SHORT EXERCISE →
Find every line in the records below that contains the word "chart", and copy each such line.
((
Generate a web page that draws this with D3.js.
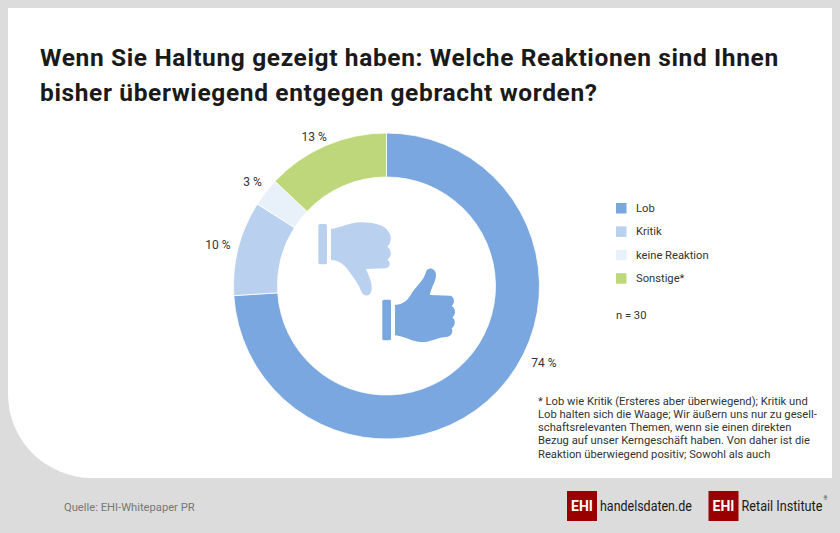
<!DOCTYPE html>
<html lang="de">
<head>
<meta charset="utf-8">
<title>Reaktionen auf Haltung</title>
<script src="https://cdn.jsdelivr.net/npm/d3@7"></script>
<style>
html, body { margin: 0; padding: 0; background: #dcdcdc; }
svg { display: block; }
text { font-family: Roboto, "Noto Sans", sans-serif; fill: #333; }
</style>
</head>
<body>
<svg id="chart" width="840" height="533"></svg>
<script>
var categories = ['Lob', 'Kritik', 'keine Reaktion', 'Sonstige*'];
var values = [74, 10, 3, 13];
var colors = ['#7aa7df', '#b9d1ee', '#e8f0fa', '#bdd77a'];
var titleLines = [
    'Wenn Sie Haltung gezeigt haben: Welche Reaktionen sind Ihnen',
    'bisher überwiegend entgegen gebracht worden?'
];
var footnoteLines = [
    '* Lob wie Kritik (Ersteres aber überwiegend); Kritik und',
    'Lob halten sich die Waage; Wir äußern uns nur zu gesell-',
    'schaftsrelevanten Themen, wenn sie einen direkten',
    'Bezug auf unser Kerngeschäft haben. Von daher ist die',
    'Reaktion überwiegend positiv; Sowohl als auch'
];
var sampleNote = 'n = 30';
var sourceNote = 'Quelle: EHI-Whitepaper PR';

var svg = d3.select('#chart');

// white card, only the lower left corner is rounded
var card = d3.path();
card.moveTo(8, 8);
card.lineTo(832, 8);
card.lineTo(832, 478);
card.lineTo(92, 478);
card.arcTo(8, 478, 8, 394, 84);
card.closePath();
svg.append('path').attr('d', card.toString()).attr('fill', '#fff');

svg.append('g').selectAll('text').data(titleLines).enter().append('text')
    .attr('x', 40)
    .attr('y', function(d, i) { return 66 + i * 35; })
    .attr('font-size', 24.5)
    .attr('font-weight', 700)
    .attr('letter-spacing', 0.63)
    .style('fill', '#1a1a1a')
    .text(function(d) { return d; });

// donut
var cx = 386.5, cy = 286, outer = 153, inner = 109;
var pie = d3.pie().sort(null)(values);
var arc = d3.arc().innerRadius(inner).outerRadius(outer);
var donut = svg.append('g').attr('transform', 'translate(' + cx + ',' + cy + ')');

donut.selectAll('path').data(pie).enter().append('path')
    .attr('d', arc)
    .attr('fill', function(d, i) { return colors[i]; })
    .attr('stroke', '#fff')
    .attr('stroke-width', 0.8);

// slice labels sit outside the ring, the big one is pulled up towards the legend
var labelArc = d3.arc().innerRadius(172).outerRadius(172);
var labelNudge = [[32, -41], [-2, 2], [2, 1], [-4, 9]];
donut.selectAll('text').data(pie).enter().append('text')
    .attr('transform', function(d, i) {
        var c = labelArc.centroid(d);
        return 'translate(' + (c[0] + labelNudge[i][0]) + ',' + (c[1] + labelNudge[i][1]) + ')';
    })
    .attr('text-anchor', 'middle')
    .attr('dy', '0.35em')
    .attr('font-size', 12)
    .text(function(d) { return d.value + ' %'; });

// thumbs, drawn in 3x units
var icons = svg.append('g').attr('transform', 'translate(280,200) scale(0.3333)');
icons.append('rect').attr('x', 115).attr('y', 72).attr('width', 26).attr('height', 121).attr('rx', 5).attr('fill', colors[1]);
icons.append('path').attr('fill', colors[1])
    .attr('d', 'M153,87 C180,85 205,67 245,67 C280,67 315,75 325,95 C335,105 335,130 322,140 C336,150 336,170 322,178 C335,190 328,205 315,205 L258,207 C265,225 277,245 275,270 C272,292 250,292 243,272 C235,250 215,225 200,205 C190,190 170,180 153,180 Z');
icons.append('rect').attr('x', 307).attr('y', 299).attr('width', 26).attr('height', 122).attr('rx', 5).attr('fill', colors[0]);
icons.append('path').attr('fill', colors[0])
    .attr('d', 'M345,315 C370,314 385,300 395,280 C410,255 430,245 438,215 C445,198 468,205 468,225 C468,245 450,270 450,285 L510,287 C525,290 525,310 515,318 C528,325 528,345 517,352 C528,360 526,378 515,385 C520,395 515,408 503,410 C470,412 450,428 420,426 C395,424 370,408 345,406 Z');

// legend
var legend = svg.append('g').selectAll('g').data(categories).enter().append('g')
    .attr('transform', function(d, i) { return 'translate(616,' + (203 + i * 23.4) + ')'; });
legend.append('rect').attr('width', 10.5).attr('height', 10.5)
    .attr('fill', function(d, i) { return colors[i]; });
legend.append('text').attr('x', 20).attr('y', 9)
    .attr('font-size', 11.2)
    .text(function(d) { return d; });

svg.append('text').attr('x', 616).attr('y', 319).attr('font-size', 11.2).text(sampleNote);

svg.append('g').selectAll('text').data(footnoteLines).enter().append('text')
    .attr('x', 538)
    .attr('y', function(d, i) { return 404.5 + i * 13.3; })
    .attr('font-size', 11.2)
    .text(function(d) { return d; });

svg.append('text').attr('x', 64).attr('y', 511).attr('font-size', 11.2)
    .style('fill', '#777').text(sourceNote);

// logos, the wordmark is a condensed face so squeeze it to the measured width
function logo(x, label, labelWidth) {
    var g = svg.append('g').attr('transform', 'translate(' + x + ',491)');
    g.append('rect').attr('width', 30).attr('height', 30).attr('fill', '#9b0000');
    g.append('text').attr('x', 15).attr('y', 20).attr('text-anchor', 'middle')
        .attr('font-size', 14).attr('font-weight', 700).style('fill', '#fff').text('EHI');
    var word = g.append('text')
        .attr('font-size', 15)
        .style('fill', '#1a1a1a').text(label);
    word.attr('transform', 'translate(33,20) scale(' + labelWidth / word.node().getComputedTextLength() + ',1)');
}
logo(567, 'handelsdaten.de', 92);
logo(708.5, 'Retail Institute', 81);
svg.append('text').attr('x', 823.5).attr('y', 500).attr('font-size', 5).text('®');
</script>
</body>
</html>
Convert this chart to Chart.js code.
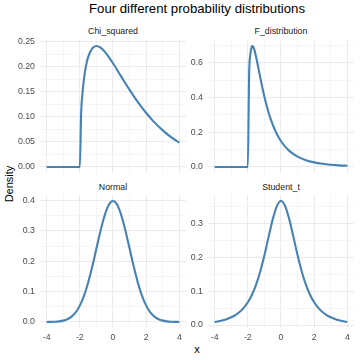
))
FULL OUTPUT →
<svg id="chart" width="840" height="533"></svg>
var svg = d3.select('#chart');
Convert this chart to Chart.js code.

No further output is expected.